The Ohio House on Tuesday agreed with the Senate’s changes to a payday lending overhaul, sending the final bill to the governor’s office. Legislators voted 61-24 to approve the legislation, a relatively easy end to a contentious and often surprising political saga.
The bill had no momentum for a year, until former House Speaker Cliff Rosenberger resigned following reports of an FBI probe into his relationship with payday lending lobbyists. Rosenberger has maintained he’s done nothing wrong.
Smith was asked if the bill would’ve passed if not for the Rosenberger investigation.

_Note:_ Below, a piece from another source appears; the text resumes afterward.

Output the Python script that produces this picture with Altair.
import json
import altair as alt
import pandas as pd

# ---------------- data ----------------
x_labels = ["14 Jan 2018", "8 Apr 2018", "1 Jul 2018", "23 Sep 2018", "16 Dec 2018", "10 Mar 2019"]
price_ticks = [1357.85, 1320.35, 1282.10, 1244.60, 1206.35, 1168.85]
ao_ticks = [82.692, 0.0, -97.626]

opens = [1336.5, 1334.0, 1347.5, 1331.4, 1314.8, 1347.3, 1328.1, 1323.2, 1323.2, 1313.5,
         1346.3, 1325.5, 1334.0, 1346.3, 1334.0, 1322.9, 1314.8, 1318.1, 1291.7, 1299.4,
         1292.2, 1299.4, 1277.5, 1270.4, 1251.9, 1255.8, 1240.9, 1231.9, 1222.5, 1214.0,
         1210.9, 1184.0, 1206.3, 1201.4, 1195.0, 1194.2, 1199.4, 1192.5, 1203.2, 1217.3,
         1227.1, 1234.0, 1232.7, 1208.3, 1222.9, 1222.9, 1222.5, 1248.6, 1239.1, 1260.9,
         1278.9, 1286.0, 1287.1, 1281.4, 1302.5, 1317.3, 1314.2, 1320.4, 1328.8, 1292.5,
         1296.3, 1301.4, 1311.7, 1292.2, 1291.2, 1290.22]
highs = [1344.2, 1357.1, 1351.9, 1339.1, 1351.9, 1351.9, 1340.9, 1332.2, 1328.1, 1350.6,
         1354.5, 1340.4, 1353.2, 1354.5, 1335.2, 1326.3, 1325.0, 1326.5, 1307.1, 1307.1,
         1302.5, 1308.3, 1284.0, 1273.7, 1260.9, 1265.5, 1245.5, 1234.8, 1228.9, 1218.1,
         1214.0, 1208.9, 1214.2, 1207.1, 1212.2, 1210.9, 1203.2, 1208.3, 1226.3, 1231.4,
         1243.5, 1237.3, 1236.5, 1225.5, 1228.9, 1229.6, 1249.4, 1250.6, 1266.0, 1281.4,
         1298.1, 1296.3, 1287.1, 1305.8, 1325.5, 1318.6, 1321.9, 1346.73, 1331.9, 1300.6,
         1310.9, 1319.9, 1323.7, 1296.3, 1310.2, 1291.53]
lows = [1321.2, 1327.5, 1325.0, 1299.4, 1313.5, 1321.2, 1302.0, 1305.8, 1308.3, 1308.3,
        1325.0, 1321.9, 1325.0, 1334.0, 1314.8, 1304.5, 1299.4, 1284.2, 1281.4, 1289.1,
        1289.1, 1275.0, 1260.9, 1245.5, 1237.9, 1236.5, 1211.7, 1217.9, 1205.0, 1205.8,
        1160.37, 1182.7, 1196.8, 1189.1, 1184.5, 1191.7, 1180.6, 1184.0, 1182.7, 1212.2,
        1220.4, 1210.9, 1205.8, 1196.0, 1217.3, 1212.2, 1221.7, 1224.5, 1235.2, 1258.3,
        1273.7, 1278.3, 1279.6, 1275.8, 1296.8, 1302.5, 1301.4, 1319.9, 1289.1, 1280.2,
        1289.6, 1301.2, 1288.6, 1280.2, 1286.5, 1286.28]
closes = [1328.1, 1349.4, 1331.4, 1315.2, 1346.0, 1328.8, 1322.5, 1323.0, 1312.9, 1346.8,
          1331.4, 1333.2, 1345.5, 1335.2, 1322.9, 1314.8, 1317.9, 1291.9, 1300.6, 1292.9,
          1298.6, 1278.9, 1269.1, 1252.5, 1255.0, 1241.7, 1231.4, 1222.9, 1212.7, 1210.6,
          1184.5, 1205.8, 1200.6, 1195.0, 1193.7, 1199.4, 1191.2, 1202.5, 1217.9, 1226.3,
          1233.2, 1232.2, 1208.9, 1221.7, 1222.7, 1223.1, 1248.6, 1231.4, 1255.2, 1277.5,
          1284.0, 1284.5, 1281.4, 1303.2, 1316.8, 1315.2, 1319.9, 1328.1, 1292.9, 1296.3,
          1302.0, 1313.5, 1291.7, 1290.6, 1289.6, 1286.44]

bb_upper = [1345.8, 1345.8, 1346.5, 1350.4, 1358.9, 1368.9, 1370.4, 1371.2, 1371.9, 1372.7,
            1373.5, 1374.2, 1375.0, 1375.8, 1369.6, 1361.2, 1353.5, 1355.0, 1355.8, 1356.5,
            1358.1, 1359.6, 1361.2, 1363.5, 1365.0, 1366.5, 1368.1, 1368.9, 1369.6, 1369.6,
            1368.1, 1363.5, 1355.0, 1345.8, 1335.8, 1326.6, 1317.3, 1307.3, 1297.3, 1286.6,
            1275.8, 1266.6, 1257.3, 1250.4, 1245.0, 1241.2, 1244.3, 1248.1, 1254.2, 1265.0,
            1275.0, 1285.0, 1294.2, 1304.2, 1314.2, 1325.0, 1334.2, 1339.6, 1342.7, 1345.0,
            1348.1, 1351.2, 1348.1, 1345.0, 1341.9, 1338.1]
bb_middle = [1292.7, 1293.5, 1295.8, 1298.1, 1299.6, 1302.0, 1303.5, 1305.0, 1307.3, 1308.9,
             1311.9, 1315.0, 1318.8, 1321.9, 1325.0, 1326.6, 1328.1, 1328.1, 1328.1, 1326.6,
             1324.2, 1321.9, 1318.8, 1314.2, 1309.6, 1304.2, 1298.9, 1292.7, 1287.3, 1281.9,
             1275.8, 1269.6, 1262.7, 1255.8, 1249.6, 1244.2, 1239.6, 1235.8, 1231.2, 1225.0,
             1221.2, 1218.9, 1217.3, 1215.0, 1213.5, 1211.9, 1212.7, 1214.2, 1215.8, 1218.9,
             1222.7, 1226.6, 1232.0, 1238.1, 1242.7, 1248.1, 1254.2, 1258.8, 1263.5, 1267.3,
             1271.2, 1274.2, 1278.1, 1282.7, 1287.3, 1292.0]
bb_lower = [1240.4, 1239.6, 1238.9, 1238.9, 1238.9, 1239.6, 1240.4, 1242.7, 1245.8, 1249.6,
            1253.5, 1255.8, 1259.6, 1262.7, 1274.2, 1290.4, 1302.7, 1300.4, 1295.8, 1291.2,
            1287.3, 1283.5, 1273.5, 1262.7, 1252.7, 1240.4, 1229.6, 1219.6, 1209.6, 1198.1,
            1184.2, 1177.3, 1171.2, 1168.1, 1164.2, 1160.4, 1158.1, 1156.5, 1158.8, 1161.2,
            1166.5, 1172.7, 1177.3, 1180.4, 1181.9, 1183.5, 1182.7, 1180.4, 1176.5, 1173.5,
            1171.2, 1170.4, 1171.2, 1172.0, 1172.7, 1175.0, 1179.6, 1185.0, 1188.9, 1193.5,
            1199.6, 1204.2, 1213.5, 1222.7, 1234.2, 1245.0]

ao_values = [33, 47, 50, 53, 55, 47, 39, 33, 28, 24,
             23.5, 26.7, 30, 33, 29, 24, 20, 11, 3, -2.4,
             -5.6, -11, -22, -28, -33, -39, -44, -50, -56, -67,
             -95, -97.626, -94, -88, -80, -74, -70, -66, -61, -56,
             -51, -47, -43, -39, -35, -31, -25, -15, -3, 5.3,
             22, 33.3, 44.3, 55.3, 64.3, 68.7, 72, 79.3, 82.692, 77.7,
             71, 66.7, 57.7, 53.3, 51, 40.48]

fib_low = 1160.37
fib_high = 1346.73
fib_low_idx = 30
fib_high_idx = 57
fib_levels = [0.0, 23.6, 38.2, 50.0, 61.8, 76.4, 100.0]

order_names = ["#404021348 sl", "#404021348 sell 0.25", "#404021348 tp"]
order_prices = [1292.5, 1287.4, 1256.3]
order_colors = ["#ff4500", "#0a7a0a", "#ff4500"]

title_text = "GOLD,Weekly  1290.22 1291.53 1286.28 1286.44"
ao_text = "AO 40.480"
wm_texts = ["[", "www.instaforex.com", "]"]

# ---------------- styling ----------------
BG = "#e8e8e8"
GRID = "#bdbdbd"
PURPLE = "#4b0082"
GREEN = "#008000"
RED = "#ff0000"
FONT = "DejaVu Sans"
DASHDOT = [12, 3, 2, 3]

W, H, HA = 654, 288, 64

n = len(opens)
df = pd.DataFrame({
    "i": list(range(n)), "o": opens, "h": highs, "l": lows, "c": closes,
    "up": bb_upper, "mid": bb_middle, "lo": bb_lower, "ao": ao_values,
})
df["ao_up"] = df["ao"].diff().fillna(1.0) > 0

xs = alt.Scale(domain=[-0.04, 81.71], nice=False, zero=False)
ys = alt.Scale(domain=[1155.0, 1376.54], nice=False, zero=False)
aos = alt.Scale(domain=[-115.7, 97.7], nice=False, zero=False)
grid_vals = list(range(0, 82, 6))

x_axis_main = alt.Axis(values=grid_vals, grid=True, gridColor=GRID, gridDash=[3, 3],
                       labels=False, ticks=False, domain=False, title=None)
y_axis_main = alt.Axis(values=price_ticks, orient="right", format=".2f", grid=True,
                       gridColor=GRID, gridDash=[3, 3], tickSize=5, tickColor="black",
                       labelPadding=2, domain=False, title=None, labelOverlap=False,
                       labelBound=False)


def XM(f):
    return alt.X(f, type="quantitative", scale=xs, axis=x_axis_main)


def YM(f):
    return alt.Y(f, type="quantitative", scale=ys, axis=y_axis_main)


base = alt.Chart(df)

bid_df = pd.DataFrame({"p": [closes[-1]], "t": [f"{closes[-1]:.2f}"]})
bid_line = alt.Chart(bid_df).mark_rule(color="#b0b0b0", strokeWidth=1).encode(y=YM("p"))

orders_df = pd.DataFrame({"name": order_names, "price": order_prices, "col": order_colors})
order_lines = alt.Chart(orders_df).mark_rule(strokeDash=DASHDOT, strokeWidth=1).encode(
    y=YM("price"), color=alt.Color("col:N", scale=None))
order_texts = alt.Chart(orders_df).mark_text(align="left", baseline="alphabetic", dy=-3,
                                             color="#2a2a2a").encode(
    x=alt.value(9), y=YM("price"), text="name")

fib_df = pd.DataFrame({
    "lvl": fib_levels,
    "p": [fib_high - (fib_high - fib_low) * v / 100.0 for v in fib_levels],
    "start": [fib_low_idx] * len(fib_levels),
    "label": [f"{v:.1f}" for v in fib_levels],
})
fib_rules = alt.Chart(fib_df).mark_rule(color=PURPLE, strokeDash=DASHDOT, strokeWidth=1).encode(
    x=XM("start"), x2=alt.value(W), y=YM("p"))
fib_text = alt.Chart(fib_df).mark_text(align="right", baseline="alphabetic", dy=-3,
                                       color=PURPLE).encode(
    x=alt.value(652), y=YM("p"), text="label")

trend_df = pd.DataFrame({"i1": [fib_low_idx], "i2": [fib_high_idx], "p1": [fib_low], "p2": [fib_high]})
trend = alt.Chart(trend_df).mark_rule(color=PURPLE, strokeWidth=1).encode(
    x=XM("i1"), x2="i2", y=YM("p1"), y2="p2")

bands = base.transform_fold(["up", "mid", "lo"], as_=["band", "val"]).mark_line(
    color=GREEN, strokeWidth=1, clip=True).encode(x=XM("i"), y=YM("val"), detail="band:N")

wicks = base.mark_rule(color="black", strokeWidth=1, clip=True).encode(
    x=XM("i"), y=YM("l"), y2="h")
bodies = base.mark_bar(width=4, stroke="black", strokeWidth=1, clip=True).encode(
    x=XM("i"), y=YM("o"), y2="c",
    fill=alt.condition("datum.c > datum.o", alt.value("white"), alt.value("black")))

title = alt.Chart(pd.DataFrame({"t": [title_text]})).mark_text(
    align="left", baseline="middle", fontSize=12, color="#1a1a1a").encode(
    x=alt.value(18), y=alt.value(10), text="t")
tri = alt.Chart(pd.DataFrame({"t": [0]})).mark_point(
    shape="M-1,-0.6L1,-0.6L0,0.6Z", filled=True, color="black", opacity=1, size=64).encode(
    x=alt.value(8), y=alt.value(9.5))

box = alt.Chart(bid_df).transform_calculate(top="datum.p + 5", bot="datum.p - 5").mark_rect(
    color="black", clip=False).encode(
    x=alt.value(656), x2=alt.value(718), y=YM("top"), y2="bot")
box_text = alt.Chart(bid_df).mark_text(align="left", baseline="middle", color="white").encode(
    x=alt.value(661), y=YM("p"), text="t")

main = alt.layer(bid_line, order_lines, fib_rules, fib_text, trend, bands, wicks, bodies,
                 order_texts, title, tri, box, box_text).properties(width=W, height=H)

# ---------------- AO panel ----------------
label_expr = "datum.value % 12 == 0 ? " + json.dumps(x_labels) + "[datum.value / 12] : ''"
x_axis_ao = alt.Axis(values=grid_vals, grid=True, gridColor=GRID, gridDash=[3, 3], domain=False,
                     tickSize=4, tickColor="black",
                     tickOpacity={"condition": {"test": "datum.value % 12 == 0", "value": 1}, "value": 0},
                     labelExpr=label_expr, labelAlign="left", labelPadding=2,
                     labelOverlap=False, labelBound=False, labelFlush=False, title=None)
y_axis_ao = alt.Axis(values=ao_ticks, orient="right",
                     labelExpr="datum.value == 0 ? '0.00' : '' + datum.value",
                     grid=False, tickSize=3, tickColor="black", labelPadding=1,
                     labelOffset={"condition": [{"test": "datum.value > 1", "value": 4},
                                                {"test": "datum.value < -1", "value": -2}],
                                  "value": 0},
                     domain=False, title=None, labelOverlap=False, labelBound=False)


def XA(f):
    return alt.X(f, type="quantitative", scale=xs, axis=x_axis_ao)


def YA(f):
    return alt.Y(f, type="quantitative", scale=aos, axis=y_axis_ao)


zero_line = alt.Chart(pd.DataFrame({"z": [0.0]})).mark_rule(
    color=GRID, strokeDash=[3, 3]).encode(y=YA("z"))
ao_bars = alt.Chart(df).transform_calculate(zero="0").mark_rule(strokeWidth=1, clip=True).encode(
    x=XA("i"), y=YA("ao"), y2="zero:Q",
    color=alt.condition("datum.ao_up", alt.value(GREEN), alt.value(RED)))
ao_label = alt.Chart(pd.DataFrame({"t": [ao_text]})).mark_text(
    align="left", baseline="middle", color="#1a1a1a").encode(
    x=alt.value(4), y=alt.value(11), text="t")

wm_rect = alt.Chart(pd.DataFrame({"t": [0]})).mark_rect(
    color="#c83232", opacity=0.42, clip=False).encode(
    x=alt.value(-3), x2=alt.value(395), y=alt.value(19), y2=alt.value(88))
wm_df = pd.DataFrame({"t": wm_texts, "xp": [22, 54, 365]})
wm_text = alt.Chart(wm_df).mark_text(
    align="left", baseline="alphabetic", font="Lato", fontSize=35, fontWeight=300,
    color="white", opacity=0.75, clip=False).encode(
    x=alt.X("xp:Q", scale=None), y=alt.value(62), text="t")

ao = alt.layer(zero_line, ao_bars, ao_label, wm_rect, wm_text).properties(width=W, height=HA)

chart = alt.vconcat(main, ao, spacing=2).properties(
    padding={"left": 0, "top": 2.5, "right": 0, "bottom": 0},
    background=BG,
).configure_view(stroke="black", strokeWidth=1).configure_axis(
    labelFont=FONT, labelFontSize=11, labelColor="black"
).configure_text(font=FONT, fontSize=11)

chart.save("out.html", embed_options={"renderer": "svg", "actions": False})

“I don’t know, I don’t want to speculate on how we got here,” Smith says. “The point is we just made things a lot better for consumers in Ohio.”

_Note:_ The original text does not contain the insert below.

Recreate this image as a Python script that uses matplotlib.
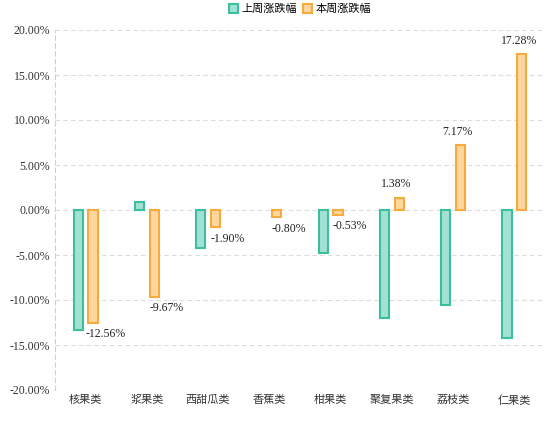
import matplotlib
matplotlib.use("Agg")
import matplotlib.pyplot as plt
import numpy as np

categories = ["核果类", "浆果类", "西甜瓜类", "香蕉类", "柑果类", "聚复果类", "荔枝类", "仁果类"]
last_week = [-13.3, 0.9, -4.2, np.nan, -4.8, -12.0, -10.6, -14.2]
this_week = [-12.56, -9.67, -1.90, -0.80, -0.53, 1.38, 7.17, 17.28]
series_names = ["上周涨跌幅", "本周涨跌幅"]

cjk = ["Noto Sans CJK SC", "DejaVu Sans"]
serif = ["Liberation Serif", "DejaVu Serif"]

fig = plt.figure(figsize=(5.54, 4.26), dpi=100)
ax = fig.add_axes([55/554, 1-390/426, 490/554, 360/426])
x = np.arange(len(categories))
w = 0.15
off = 0.12
ax.bar(x - off, last_week, w, color="#a3e1d4", edgecolor="#3cbf9c", linewidth=1.5, label=series_names[0])
ax.bar(x + off, this_week, w, color="#ffd79e", edgecolor="#f7aa3d", linewidth=1.5, label=series_names[1])
for xi, v in zip(x, this_week):
    if v < 0:
        ax.text(xi + off + 0.2, v - 0.6, f"{v:.2f}%", ha="center", va="top", fontsize=8.5, family=serif, color="#222222")
    else:
        ax.text(xi + off - 0.05, v + 0.8, f"{v:.2f}%", ha="center", va="bottom", fontsize=8.5, family=serif, color="#222222")

ax.set_ylim(-20, 20)
ax.set_xlim(-0.5, len(categories) - 0.5)
ax.set_yticks(np.arange(-20, 21, 5))
ax.set_yticklabels([f"{t:.2f}%" for t in np.arange(-20, 21, 5)], family=serif, fontsize=8.5, color="#333333")
ax.set_xticks(x)
ax.set_xticklabels(categories, family=cjk, fontsize=8, color="#333333")
ax.tick_params(length=0)
for s in ["top", "right", "bottom"]:
    ax.spines[s].set_visible(False)
ax.spines["left"].set_linestyle((0, (4, 3)))
ax.spines["left"].set_color("#d0d0d0")
for t in np.arange(-20, 21, 5):
    ax.axhline(t, color="#dddddd", linestyle=(0, (4, 3)), linewidth=0.8, zorder=0)
ax.legend(loc="upper center", bbox_to_anchor=(0.5, 1.1), ncol=2, frameon=False,
          prop={"family": cjk, "size": 8}, handlelength=0.8, handleheight=0.8, columnspacing=0.6, handletextpad=0.3)
fig.savefig("out.png", dpi=100)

The current bill, HB 123, caps all interest and fees at 60 percent and sets lower loan payments based on a borrower’s monthly income. Currently, Ohio boasts the highest payday loan interest rates of any state in the country.
There’s no word yet on if Gov. John Kasich will sign it.

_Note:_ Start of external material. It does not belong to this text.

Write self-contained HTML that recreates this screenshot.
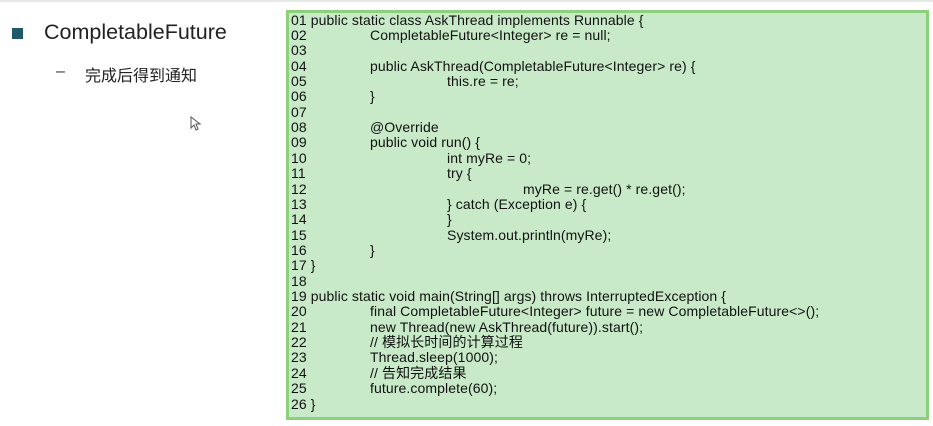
<!DOCTYPE html>
<html><head><meta charset="utf-8"><style>
body{margin:0;width:933px;height:426px;background:#fff;position:relative;overflow:hidden;font-family:"Liberation Sans","Noto Sans CJK SC",sans-serif;}
.top{position:absolute;left:0;top:0;width:933px;height:2px;background:#e8e8e8}
.bul{position:absolute;left:12px;top:28px;width:11px;height:11px;background:#1f5a6a}
.t1{position:absolute;left:44px;top:20px;font-size:21.5px;color:#222}
.dash{position:absolute;left:56px;top:63px;font-size:16px;color:#333}
.t2{position:absolute;left:85px;top:62px;font-size:16px;color:#222}
.box{position:absolute;left:286px;top:10px;width:637px;height:404px;background:#c8eac8;border:3px solid #8dd07c;}
.l{position:absolute;font-size:14px;color:#111;white-space:pre;letter-spacing:0.1px;line-height:15px}
.n{left:291px}
</style></head><body>
<div class="top"></div>
<div class="bul"></div>
<div class="t1">CompletableFuture</div>
<div class="dash">–</div>
<div class="t2">完成后得到通知</div>
<svg style="position:absolute;left:190px;top:116px" width="12" height="16"><path d="M1 1 L1 12 L4 9 L6 14 L8 13 L6 8 L10 8 Z" fill="#fff" stroke="#555" stroke-width="1"/></svg>
<div class="box"></div>
<div id="code"></div>
<script>
var L=[
["01 public static class AskThread implements Runnable {",0],
["02","CompletableFuture<Integer> re = null;",1],
["03","",0],
["04","public AskThread(CompletableFuture<Integer> re) {",1],
["05","this.re = re;",2],
["06","}",1],
["07","",0],
["08","@Override",1],
["09","public void run() {",1],
["10","int myRe = 0;",2],
["11","try {",2],
["12","myRe = re.get() * re.get();",3],
["13","} catch (Exception e) {",2],
["14","}",2],
["15","System.out.println(myRe);",2],
["16","}",1],
["17 }",0],
["18","",0],
["19 public static void main(String[] args) throws InterruptedException {",0],
["20","final CompletableFuture<Integer> future = new CompletableFuture<>();",1],
["21","new Thread(new AskThread(future)).start();",1],
["22","// 模拟长时间的计算过程",1],
["23","Thread.sleep(1000);",1],
["24","// 告知完成结果",1],
["25","future.complete(60);",1],
["26 }",0]];
var X=[0,370,447,523],h='';
L.forEach(function(r,i){var y=(12.5+i*15.36).toFixed(1);
h+='<div class="l n" style="top:'+y+'px">'+r[0].replace(/</g,'&lt;')+'</div>';
if(r.length==3&&r[1])h+='<div class="l" style="left:'+X[r[2]]+'px;top:'+y+'px">'+r[1].replace(/&/g,'&amp;').replace(/</g,'&lt;')+'</div>';});
document.getElementById('code').innerHTML=h;
</script>
</body></html>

A statement from the Ohio Consumer Lenders Association called the bill an untested, unproven attempt at regulation.
"Time will show that this legislation is not real reform but an effort to eliminate the existing brick and mortar small dollar loan industry and like ill-conceived attempts of the past, consumers and workers in the industry will be hurt by the implementation of HB 123,” the statement said.
But supporters of the bill have argued against this claim by saying similar measures were implemented in Colorado, where many of Ohio's payday lenders also operate.